■ **Written request**
Set down each record below precisely, skipping the pictures.

■ **Entries**
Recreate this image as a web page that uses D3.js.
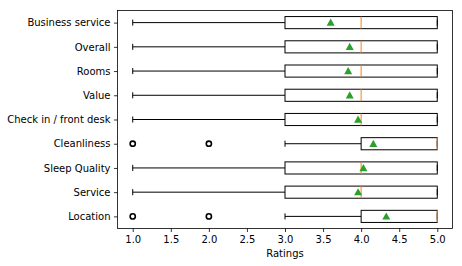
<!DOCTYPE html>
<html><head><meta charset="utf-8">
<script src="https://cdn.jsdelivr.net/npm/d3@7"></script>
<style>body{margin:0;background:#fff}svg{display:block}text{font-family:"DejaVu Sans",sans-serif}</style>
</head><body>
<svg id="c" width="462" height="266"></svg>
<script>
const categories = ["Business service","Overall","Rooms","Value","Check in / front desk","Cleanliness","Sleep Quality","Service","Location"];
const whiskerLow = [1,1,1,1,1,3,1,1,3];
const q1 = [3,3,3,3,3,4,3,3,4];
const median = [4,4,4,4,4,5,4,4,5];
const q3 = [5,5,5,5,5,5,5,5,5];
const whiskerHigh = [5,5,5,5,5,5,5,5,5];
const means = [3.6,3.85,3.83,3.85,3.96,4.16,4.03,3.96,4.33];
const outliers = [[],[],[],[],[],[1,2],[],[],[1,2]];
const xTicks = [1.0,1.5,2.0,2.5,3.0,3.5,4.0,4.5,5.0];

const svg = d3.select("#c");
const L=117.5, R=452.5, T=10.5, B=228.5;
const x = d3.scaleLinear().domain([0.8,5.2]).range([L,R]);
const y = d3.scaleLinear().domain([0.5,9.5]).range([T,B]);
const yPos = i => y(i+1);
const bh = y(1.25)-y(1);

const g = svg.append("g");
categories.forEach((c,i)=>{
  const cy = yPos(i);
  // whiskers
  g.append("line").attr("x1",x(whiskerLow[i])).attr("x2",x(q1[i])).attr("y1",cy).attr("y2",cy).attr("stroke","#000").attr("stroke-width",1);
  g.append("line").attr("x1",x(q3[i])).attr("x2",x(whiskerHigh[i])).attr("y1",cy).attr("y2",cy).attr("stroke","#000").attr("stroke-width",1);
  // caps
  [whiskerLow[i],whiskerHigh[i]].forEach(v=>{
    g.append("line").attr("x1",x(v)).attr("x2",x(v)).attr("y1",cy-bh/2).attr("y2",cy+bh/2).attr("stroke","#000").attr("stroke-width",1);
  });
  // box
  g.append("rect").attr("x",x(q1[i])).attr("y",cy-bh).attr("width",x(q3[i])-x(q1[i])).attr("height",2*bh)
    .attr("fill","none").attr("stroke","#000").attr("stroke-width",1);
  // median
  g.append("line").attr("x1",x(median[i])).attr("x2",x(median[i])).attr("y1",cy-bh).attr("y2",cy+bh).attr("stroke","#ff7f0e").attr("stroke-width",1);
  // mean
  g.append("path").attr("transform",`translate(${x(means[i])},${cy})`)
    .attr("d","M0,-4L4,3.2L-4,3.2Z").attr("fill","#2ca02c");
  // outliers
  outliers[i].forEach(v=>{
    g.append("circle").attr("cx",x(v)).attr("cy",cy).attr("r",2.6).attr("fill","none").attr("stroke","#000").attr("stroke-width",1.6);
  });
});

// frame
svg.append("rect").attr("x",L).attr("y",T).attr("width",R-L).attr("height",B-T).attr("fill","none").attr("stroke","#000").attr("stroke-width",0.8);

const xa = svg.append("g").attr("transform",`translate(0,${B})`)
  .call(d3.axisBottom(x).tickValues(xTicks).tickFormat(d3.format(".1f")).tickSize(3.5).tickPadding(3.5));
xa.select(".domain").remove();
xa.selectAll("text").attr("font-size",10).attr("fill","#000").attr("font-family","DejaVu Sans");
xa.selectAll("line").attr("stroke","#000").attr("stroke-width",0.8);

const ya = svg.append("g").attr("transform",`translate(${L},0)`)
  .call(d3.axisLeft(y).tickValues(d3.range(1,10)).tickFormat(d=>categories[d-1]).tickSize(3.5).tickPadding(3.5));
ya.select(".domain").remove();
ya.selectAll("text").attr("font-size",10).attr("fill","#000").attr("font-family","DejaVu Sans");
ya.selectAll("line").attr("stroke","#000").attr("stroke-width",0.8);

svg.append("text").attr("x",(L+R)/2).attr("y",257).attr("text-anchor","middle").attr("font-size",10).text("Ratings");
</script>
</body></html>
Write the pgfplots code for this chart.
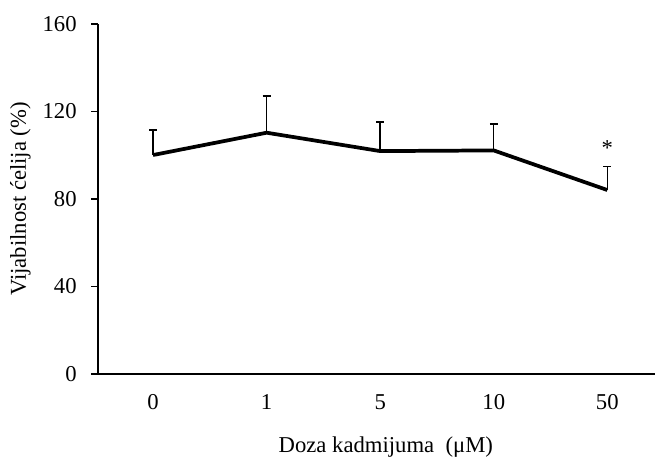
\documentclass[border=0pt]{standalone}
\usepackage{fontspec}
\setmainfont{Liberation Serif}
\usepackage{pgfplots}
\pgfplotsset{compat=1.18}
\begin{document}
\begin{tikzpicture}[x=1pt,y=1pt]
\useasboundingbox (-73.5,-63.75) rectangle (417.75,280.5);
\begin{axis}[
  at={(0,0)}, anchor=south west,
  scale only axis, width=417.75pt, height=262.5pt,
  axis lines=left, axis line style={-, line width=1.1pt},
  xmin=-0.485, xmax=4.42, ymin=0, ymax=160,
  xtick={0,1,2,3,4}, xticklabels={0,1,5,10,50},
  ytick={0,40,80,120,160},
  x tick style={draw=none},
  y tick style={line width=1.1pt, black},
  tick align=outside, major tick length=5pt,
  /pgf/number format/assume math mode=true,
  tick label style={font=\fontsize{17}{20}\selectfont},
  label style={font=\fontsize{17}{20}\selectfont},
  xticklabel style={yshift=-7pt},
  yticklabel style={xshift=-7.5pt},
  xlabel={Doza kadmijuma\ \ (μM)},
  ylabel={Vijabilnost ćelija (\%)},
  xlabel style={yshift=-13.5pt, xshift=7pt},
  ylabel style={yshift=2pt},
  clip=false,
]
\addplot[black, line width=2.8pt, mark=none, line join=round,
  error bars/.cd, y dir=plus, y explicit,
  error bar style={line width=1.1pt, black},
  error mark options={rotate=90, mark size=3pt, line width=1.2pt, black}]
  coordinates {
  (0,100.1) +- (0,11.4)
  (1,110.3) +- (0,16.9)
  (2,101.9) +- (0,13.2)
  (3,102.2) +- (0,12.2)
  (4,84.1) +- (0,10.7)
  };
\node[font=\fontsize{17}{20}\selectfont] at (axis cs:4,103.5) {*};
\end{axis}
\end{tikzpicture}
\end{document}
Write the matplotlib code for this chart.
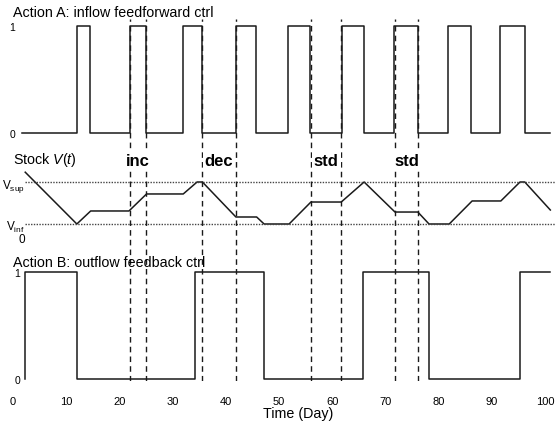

■ **Reply**
Recreate this image as a web page that uses D3.js.
<!DOCTYPE html>
<html><head><meta charset="utf-8">
<script src="https://cdn.jsdelivr.net/npm/d3@7"></script>
<style>body{margin:0;background:#fff}svg{display:block}text{font-family:"DejaVu Sans",sans-serif}</style>
</head><body>
<svg id="c" width="462" height="266"></svg>
<script>
const categories = ["Business service","Overall","Rooms","Value","Check in / front desk","Cleanliness","Sleep Quality","Service","Location"];
const whiskerLow = [1,1,1,1,1,3,1,1,3];
const q1 = [3,3,3,3,3,4,3,3,4];
const median = [4,4,4,4,4,5,4,4,5];
const q3 = [5,5,5,5,5,5,5,5,5];
const whiskerHigh = [5,5,5,5,5,5,5,5,5];
const means = [3.6,3.85,3.83,3.85,3.96,4.16,4.03,3.96,4.33];
const outliers = [[],[],[],[],[],[1,2],[],[],[1,2]];
const xTicks = [1.0,1.5,2.0,2.5,3.0,3.5,4.0,4.5,5.0];

const svg = d3.select("#c");
const L=117.5, R=452.5, T=10.5, B=228.5;
const x = d3.scaleLinear().domain([0.8,5.2]).range([L,R]);
const y = d3.scaleLinear().domain([0.5,9.5]).range([T,B]);
const yPos = i => y(i+1);
const bh = y(1.25)-y(1);

const g = svg.append("g");
categories.forEach((c,i)=>{
  const cy = yPos(i);
  // whiskers
  g.append("line").attr("x1",x(whiskerLow[i])).attr("x2",x(q1[i])).attr("y1",cy).attr("y2",cy).attr("stroke","#000").attr("stroke-width",1);
  g.append("line").attr("x1",x(q3[i])).attr("x2",x(whiskerHigh[i])).attr("y1",cy).attr("y2",cy).attr("stroke","#000").attr("stroke-width",1);
  // caps
  [whiskerLow[i],whiskerHigh[i]].forEach(v=>{
    g.append("line").attr("x1",x(v)).attr("x2",x(v)).attr("y1",cy-bh/2).attr("y2",cy+bh/2).attr("stroke","#000").attr("stroke-width",1);
  });
  // box
  g.append("rect").attr("x",x(q1[i])).attr("y",cy-bh).attr("width",x(q3[i])-x(q1[i])).attr("height",2*bh)
    .attr("fill","none").attr("stroke","#000").attr("stroke-width",1);
  // median
  g.append("line").attr("x1",x(median[i])).attr("x2",x(median[i])).attr("y1",cy-bh).attr("y2",cy+bh).attr("stroke","#ff7f0e").attr("stroke-width",1);
  // mean
  g.append("path").attr("transform",`translate(${x(means[i])},${cy})`)
    .attr("d","M0,-4L4,3.2L-4,3.2Z").attr("fill","#2ca02c");
  // outliers
  outliers[i].forEach(v=>{
    g.append("circle").attr("cx",x(v)).attr("cy",cy).attr("r",2.6).attr("fill","none").attr("stroke","#000").attr("stroke-width",1.6);
  });
});

// frame
svg.append("rect").attr("x",L).attr("y",T).attr("width",R-L).attr("height",B-T).attr("fill","none").attr("stroke","#000").attr("stroke-width",0.8);

const xa = svg.append("g").attr("transform",`translate(0,${B})`)
  .call(d3.axisBottom(x).tickValues(xTicks).tickFormat(d3.format(".1f")).tickSize(3.5).tickPadding(3.5));
xa.select(".domain").remove();
xa.selectAll("text").attr("font-size",10).attr("fill","#000").attr("font-family","DejaVu Sans");
xa.selectAll("line").attr("stroke","#000").attr("stroke-width",0.8);

const ya = svg.append("g").attr("transform",`translate(${L},0)`)
  .call(d3.axisLeft(y).tickValues(d3.range(1,10)).tickFormat(d=>categories[d-1]).tickSize(3.5).tickPadding(3.5));
ya.select(".domain").remove();
ya.selectAll("text").attr("font-size",10).attr("fill","#000").attr("font-family","DejaVu Sans");
ya.selectAll("line").attr("stroke","#000").attr("stroke-width",0.8);

svg.append("text").attr("x",(L+R)/2).attr("y",257).attr("text-anchor","middle").attr("font-size",10).text("Ratings");
</script>
</body></html>
Write the pgfplots code for this chart.
\documentclass[border=0pt]{standalone}
\usepackage{fontspec}
\setmainfont{Liberation Serif}
\usepackage{pgfplots}
\pgfplotsset{compat=1.18}
\begin{document}
\begin{tikzpicture}[x=1pt,y=1pt]
\useasboundingbox (-73.5,-63.75) rectangle (417.75,280.5);
\begin{axis}[
  at={(0,0)}, anchor=south west,
  scale only axis, width=417.75pt, height=262.5pt,
  axis lines=left, axis line style={-, line width=1.1pt},
  xmin=-0.485, xmax=4.42, ymin=0, ymax=160,
  xtick={0,1,2,3,4}, xticklabels={0,1,5,10,50},
  ytick={0,40,80,120,160},
  x tick style={draw=none},
  y tick style={line width=1.1pt, black},
  tick align=outside, major tick length=5pt,
  /pgf/number format/assume math mode=true,
  tick label style={font=\fontsize{17}{20}\selectfont},
  label style={font=\fontsize{17}{20}\selectfont},
  xticklabel style={yshift=-7pt},
  yticklabel style={xshift=-7.5pt},
  xlabel={Doza kadmijuma\ \ (μM)},
  ylabel={Vijabilnost ćelija (\%)},
  xlabel style={yshift=-13.5pt, xshift=7pt},
  ylabel style={yshift=2pt},
  clip=false,
]
\addplot[black, line width=2.8pt, mark=none, line join=round,
  error bars/.cd, y dir=plus, y explicit,
  error bar style={line width=1.1pt, black},
  error mark options={rotate=90, mark size=3pt, line width=1.2pt, black}]
  coordinates {
  (0,100.1) +- (0,11.4)
  (1,110.3) +- (0,16.9)
  (2,101.9) +- (0,13.2)
  (3,102.2) +- (0,12.2)
  (4,84.1) +- (0,10.7)
  };
\node[font=\fontsize{17}{20}\selectfont] at (axis cs:4,103.5) {*};
\end{axis}
\end{tikzpicture}
\end{document}
Write the matplotlib code for this chart.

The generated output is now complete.